Search code examples
c++stlcoding-styleunsigned

acceptable fix for majority of signed/unsigned warnings?


I myself am convinced that in a project I'm working on signed integers are the best choice in the majority of cases, even though the value contained within can never be negative. (Simpler reverse for loops, less chance for bugs, etc., in particular for integers which can only hold values between 0 and, say, 20, anyway.)

The majority of the places where this goes wrong is a simple iteration of a std::vector, often this used to be an array in the past and has been changed to a std::vector later. So these loops generally look like this:

for (int i = 0; i < someVector.size(); ++i) { /* do stuff */ }

Because this pattern is used so often, the amount of compiler warning spam about this comparison between signed and unsigned type tends to hide more useful warnings. Note that we definitely do not have vectors with more then INT_MAX elements, and note that until now we used two ways to fix compiler warning:

for (unsigned i = 0; i < someVector.size(); ++i) { /*do stuff*/ }

This usually works but might silently break if the loop contains any code like 'if (i-1 >= 0) ...', etc.

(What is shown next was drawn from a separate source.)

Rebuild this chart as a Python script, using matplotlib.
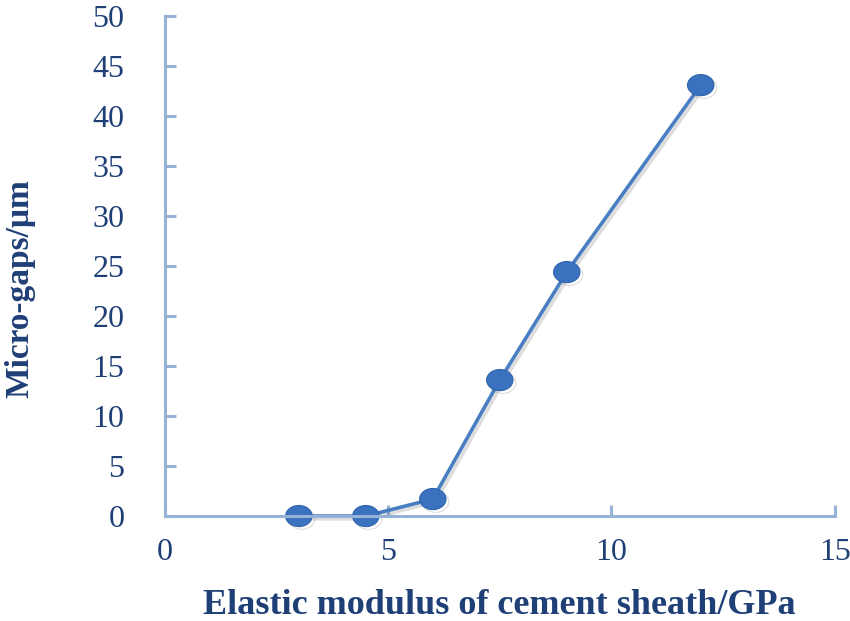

for (int i = 0; i < static_cast<int>(someVector.size()); ++i) { /*do stuff*/ }

This change does not have any side effects, but it does make the loop a lot less readable. (And it's more typing.)

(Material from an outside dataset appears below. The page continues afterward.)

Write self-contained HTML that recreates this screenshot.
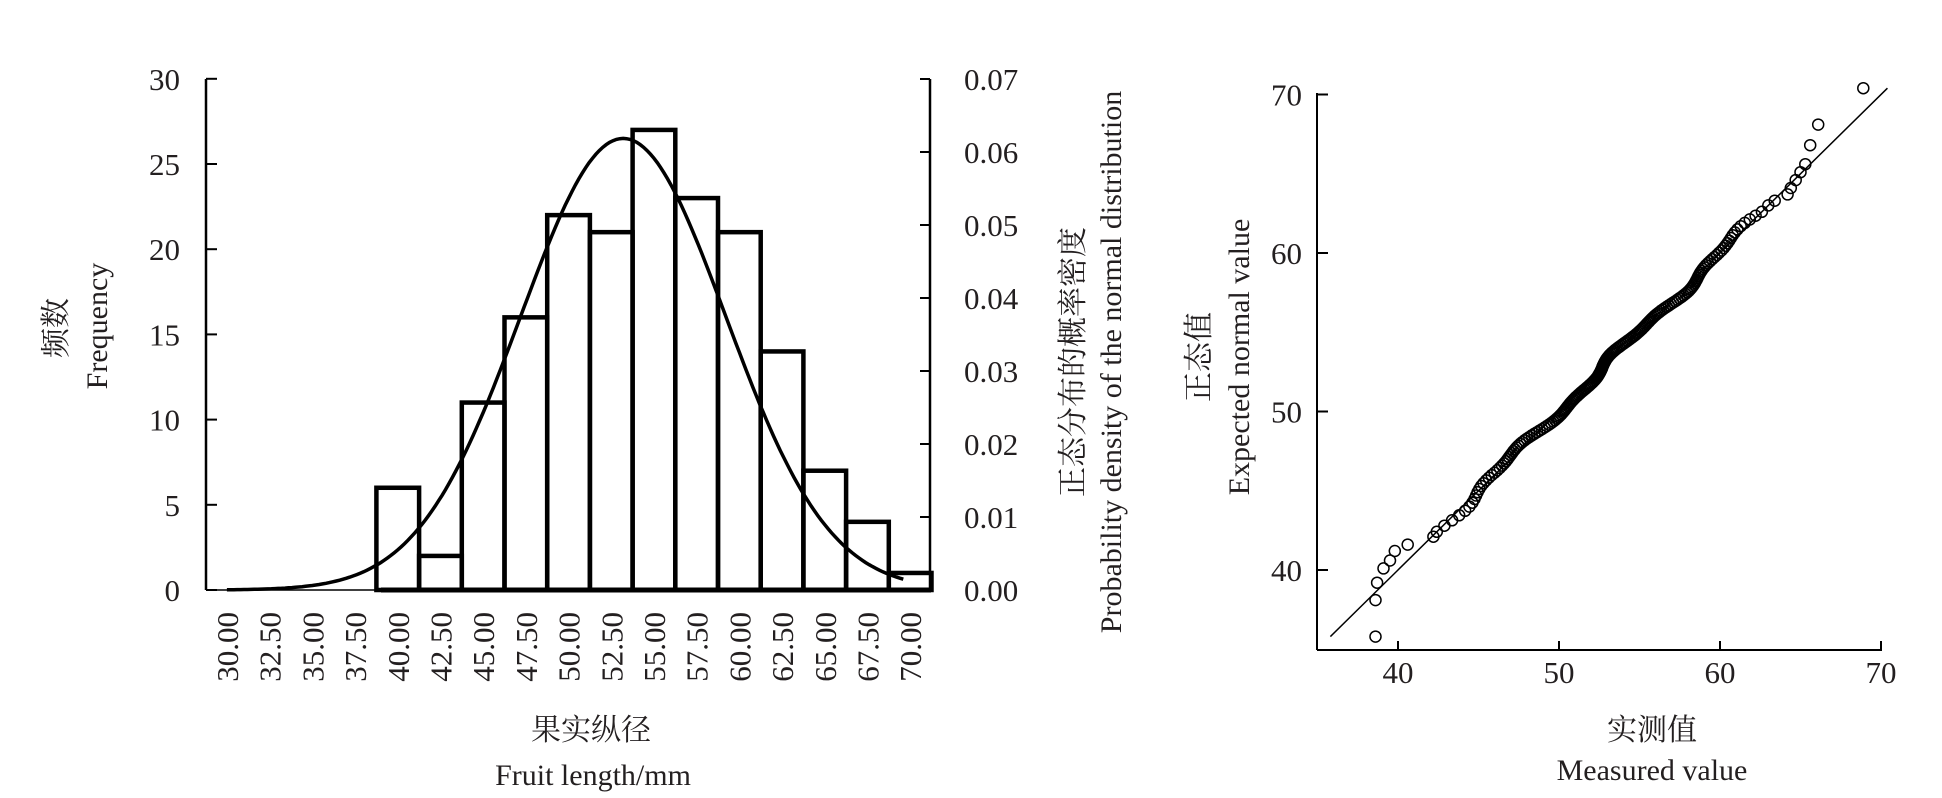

So I came up with the following idea:

template <typename T> struct vector : public std::vector<T>
{
    typedef std::vector<T> base;

    int size() const     { return base::size(); }
    int max_size() const { return base::max_size(); }
    int capacity() const { return base::capacity(); }

    vector()                  : base() {}
    vector(int n)             : base(n) {}
    vector(int n, const T& t) : base(n, t) {}
    vector(const base& other) : base(other) {}
};

template <typename Key, typename Data> struct map : public std::map<Key, Data>
{
    typedef std::map<Key, Data> base;
    typedef typename base::key_compare key_compare;

    int size() const     { return base::size(); }
    int max_size() const { return base::max_size(); }

    int erase(const Key& k) { return base::erase(k); }
    int count(const Key& k) { return base::count(k); }

    map() : base() {}
    map(const key_compare& comp) : base(comp) {}
    template <class InputIterator> map(InputIterator f, InputIterator l) : base(f, l) {}
    template <class InputIterator> map(InputIterator f, InputIterator l, const key_compare& comp) : base(f, l, comp) {}
    map(const base& other) : base(other) {}
};

// TODO: similar code for other container types

What you see is basically the STL classes with the methods which return size_type overridden to return just 'int'. The constructors are needed because these aren't inherited.

What would you think of this as a developer, if you'd see a solution like this in an existing codebase?

Would you think 'whaa, they're redefining the STL, what a huge WTF!', or would you think this is a nice simple solution to prevent bugs and increase readability. Or maybe you'd rather see we had spent (half) a day or so on changing all these loops to use std::vector<>::iterator?

(In particular if this solution was combined with banning the use of unsigned types for anything but raw data (e.g. unsigned char) and bit masks.)


Solution

  • I made this community wiki... Please edit it. I don't agree with the advice against "int" anymore. I now see it as not bad.

    Yes, i agree with Richard. You should never use 'int' as the counting variable in a loop like those. The following is how you might want to do various loops using indices (althought there is little reason to, occasionally this can be useful).

    Forward

    for(std::vector<int>::size_type i = 0; i < someVector.size(); i++) {
        /* ... */
    }
    

    Backward

    You can do this, which is perfectly defined behaivor:

    for(std::vector<int>::size_type i = someVector.size() - 1; 
        i != (std::vector<int>::size_type) -1; i--) {
        /* ... */
    }
    

    Soon, with c++1x (next C++ version) coming along nicely, you can do it like this:

    for(auto i = someVector.size() - 1; i != (decltype(i)) -1; i--) {
        /* ... */
    }
    

    Decrementing below 0 will cause i to wrap around, because it is unsigned.

    But unsigned will make bugs slurp in

    That should never be an argument to make it the wrong way (using 'int').

    Why not use std::size_t above?

    The C++ Standard defines in 23.1 p5 Container Requirements, that T::size_type , for T being some Container, that this type is some implementation defined unsigned integral type. Now, using std::size_t for i above will let bugs slurp in silently. If T::size_type is less or greater than std::size_t, then it will overflow i, or not even get up to (std::size_t)-1 if someVector.size() == 0. Likewise, the condition of the loop would have been broken completely.